Crucially, when new regulations are brought forward, schedule 9 states they may: 

(a)  prohibit the marketing or supply of construction products which are not safe products;  

(b)  impose other requirements for the purpose of securing that construction products which are not safe products are not marketed or supplied;  

(c)  impose requirements in relation to the marketing or supply of construction products which are safe products.  

Schedule 9 also paves the way for a National Regulator for Construction Products with teeth. Combined, these provisions will ramp up the pressure on manufacturers and their channel partners to ensure products are demonstrably safe and compliant before putting them on the market. Its right that the onus should fall here; the current situation that consumers and installers cannot assume a product is compliant if it’s on sale is absurd. 
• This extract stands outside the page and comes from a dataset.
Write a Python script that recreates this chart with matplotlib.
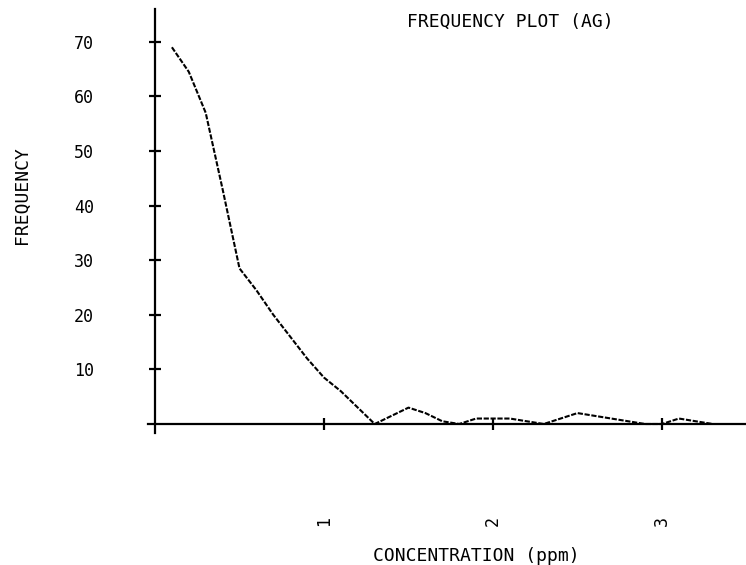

What’s not yet clear is how many of BMA members’ products will fall into scope of any new regulations under the Bill. It’s a fair assumption that those categories covered by the existing CPR – baths, basins, shower enclosures, shower trays, WCs – will be covered. Taps and showers do not fall under the current CPR, but water fittings regulations where the onus is on the installer to ensure fittings are compliant. Will new construction product regulation expand its coverage, and if so, how can we avoid messy double-regulation? 

For many years the BMA has campaigned for better compliance in our marketplace. Products that don’t meet regulations and standards rip-off consumers, undercut credible manufacturers, bring the industry into disrepute and create safety issues. The Building Safety Bill was born out of an awful tragedy, but perhaps the bill heralds a better, safer and more compliant era for the construction supply chain.